## Data lines
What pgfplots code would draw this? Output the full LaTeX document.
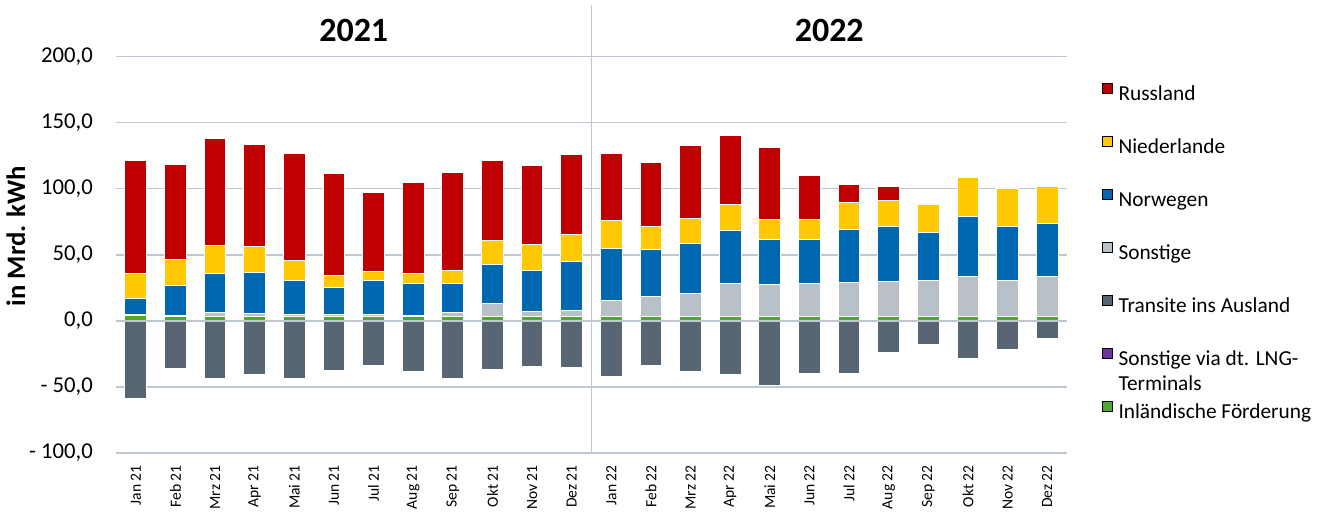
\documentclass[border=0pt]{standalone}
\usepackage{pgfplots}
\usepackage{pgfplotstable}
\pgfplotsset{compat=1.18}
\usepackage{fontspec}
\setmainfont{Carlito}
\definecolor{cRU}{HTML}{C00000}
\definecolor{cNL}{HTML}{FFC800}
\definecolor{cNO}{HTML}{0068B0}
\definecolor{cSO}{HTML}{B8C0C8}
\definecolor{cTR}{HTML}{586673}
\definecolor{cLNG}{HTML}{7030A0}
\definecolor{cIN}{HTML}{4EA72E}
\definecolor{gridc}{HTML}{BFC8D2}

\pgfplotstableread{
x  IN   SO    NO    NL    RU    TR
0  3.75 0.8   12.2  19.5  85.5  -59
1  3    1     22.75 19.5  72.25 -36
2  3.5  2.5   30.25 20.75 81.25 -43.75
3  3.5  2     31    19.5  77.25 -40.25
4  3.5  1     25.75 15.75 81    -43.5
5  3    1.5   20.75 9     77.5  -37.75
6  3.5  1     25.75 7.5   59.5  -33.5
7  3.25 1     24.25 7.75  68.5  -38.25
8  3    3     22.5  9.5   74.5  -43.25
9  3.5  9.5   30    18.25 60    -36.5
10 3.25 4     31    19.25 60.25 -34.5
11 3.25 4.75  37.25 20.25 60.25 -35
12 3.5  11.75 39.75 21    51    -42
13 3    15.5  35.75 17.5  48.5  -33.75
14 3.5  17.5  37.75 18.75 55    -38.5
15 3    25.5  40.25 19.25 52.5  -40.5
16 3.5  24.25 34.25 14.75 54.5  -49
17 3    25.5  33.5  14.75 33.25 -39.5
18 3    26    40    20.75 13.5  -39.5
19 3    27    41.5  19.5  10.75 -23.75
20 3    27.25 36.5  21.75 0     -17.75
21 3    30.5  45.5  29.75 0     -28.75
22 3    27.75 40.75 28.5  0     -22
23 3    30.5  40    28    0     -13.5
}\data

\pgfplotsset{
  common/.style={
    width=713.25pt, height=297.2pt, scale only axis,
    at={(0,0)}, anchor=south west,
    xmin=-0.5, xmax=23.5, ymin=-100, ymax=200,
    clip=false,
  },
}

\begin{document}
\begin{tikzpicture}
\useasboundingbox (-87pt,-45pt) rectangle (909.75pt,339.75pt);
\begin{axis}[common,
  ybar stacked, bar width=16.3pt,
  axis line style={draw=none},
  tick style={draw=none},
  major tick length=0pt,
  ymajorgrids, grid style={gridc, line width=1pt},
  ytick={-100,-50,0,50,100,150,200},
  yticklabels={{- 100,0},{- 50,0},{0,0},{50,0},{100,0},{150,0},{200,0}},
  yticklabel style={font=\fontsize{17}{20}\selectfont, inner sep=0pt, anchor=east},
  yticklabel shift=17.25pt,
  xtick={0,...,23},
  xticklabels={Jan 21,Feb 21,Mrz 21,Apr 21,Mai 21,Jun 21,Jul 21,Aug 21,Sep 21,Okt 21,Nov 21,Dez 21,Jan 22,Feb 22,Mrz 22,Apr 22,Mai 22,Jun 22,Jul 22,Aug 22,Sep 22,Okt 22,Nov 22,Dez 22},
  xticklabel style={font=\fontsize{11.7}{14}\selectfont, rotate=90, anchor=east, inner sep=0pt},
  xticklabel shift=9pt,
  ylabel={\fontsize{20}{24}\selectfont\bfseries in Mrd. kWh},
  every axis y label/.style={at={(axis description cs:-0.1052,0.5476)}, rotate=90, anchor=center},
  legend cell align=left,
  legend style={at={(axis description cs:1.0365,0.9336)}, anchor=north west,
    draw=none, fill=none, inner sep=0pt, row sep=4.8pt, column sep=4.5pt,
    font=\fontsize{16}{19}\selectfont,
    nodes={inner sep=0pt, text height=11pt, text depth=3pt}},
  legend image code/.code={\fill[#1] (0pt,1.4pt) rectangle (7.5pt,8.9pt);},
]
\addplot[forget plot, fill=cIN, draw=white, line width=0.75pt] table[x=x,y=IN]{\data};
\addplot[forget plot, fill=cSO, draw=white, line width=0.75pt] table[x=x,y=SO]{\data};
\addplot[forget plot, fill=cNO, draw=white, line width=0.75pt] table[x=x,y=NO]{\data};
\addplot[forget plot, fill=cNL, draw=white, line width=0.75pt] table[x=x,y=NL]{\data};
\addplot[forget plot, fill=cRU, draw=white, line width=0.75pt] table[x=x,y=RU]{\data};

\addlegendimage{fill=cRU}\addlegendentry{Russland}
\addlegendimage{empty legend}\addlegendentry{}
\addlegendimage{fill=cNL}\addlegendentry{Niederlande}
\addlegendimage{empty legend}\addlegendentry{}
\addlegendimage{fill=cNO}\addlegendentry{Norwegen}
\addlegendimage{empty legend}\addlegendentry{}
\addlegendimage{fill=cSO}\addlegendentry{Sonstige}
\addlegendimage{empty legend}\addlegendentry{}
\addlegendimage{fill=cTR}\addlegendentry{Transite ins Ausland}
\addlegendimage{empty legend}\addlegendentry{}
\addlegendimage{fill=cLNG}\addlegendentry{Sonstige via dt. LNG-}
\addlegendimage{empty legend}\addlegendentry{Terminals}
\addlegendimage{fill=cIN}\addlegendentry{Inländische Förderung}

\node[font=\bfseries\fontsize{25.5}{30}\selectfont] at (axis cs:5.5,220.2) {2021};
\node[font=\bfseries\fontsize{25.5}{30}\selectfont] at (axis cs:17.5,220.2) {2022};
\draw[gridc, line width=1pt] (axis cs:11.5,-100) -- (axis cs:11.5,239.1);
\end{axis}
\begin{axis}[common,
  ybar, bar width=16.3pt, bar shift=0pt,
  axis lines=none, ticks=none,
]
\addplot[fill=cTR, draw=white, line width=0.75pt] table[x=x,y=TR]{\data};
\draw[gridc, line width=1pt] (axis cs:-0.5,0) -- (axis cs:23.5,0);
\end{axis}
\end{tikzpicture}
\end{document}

## What is being asked
Except for the pictures, give all the material above again verbatim.

## Correct answer
What pgfplots code would draw this? Output the full LaTeX document.
\documentclass[border=0pt]{standalone}
\usepackage{pgfplots}
\usepackage{pgfplotstable}
\pgfplotsset{compat=1.18}
\usepackage{fontspec}
\setmainfont{Carlito}
\definecolor{cRU}{HTML}{C00000}
\definecolor{cNL}{HTML}{FFC800}
\definecolor{cNO}{HTML}{0068B0}
\definecolor{cSO}{HTML}{B8C0C8}
\definecolor{cTR}{HTML}{586673}
\definecolor{cLNG}{HTML}{7030A0}
\definecolor{cIN}{HTML}{4EA72E}
\definecolor{gridc}{HTML}{BFC8D2}

\pgfplotstableread{
x  IN   SO    NO    NL    RU    TR
0  3.75 0.8   12.2  19.5  85.5  -59
1  3    1     22.75 19.5  72.25 -36
2  3.5  2.5   30.25 20.75 81.25 -43.75
3  3.5  2     31    19.5  77.25 -40.25
4  3.5  1     25.75 15.75 81    -43.5
5  3    1.5   20.75 9     77.5  -37.75
6  3.5  1     25.75 7.5   59.5  -33.5
7  3.25 1     24.25 7.75  68.5  -38.25
8  3    3     22.5  9.5   74.5  -43.25
9  3.5  9.5   30    18.25 60    -36.5
10 3.25 4     31    19.25 60.25 -34.5
11 3.25 4.75  37.25 20.25 60.25 -35
12 3.5  11.75 39.75 21    51    -42
13 3    15.5  35.75 17.5  48.5  -33.75
14 3.5  17.5  37.75 18.75 55    -38.5
15 3    25.5  40.25 19.25 52.5  -40.5
16 3.5  24.25 34.25 14.75 54.5  -49
17 3    25.5  33.5  14.75 33.25 -39.5
18 3    26    40    20.75 13.5  -39.5
19 3    27    41.5  19.5  10.75 -23.75
20 3    27.25 36.5  21.75 0     -17.75
21 3    30.5  45.5  29.75 0     -28.75
22 3    27.75 40.75 28.5  0     -22
23 3    30.5  40    28    0     -13.5
}\data

\pgfplotsset{
  common/.style={
    width=713.25pt, height=297.2pt, scale only axis,
    at={(0,0)}, anchor=south west,
    xmin=-0.5, xmax=23.5, ymin=-100, ymax=200,
    clip=false,
  },
}

\begin{document}
\begin{tikzpicture}
\useasboundingbox (-87pt,-45pt) rectangle (909.75pt,339.75pt);
\begin{axis}[common,
  ybar stacked, bar width=16.3pt,
  axis line style={draw=none},
  tick style={draw=none},
  major tick length=0pt,
  ymajorgrids, grid style={gridc, line width=1pt},
  ytick={-100,-50,0,50,100,150,200},
  yticklabels={{- 100,0},{- 50,0},{0,0},{50,0},{100,0},{150,0},{200,0}},
  yticklabel style={font=\fontsize{17}{20}\selectfont, inner sep=0pt, anchor=east},
  yticklabel shift=17.25pt,
  xtick={0,...,23},
  xticklabels={Jan 21,Feb 21,Mrz 21,Apr 21,Mai 21,Jun 21,Jul 21,Aug 21,Sep 21,Okt 21,Nov 21,Dez 21,Jan 22,Feb 22,Mrz 22,Apr 22,Mai 22,Jun 22,Jul 22,Aug 22,Sep 22,Okt 22,Nov 22,Dez 22},
  xticklabel style={font=\fontsize{11.7}{14}\selectfont, rotate=90, anchor=east, inner sep=0pt},
  xticklabel shift=9pt,
  ylabel={\fontsize{20}{24}\selectfont\bfseries in Mrd. kWh},
  every axis y label/.style={at={(axis description cs:-0.1052,0.5476)}, rotate=90, anchor=center},
  legend cell align=left,
  legend style={at={(axis description cs:1.0365,0.9336)}, anchor=north west,
    draw=none, fill=none, inner sep=0pt, row sep=4.8pt, column sep=4.5pt,
    font=\fontsize{16}{19}\selectfont,
    nodes={inner sep=0pt, text height=11pt, text depth=3pt}},
  legend image code/.code={\fill[#1] (0pt,1.4pt) rectangle (7.5pt,8.9pt);},
]
\addplot[forget plot, fill=cIN, draw=white, line width=0.75pt] table[x=x,y=IN]{\data};
\addplot[forget plot, fill=cSO, draw=white, line width=0.75pt] table[x=x,y=SO]{\data};
\addplot[forget plot, fill=cNO, draw=white, line width=0.75pt] table[x=x,y=NO]{\data};
\addplot[forget plot, fill=cNL, draw=white, line width=0.75pt] table[x=x,y=NL]{\data};
\addplot[forget plot, fill=cRU, draw=white, line width=0.75pt] table[x=x,y=RU]{\data};

\addlegendimage{fill=cRU}\addlegendentry{Russland}
\addlegendimage{empty legend}\addlegendentry{}
\addlegendimage{fill=cNL}\addlegendentry{Niederlande}
\addlegendimage{empty legend}\addlegendentry{}
\addlegendimage{fill=cNO}\addlegendentry{Norwegen}
\addlegendimage{empty legend}\addlegendentry{}
\addlegendimage{fill=cSO}\addlegendentry{Sonstige}
\addlegendimage{empty legend}\addlegendentry{}
\addlegendimage{fill=cTR}\addlegendentry{Transite ins Ausland}
\addlegendimage{empty legend}\addlegendentry{}
\addlegendimage{fill=cLNG}\addlegendentry{Sonstige via dt. LNG-}
\addlegendimage{empty legend}\addlegendentry{Terminals}
\addlegendimage{fill=cIN}\addlegendentry{Inländische Förderung}

\node[font=\bfseries\fontsize{25.5}{30}\selectfont] at (axis cs:5.5,220.2) {2021};
\node[font=\bfseries\fontsize{25.5}{30}\selectfont] at (axis cs:17.5,220.2) {2022};
\draw[gridc, line width=1pt] (axis cs:11.5,-100) -- (axis cs:11.5,239.1);
\end{axis}
\begin{axis}[common,
  ybar, bar width=16.3pt, bar shift=0pt,
  axis lines=none, ticks=none,
]
\addplot[fill=cTR, draw=white, line width=0.75pt] table[x=x,y=TR]{\data};
\draw[gridc, line width=1pt] (axis cs:-0.5,0) -- (axis cs:23.5,0);
\end{axis}
\end{tikzpicture}
\end{document}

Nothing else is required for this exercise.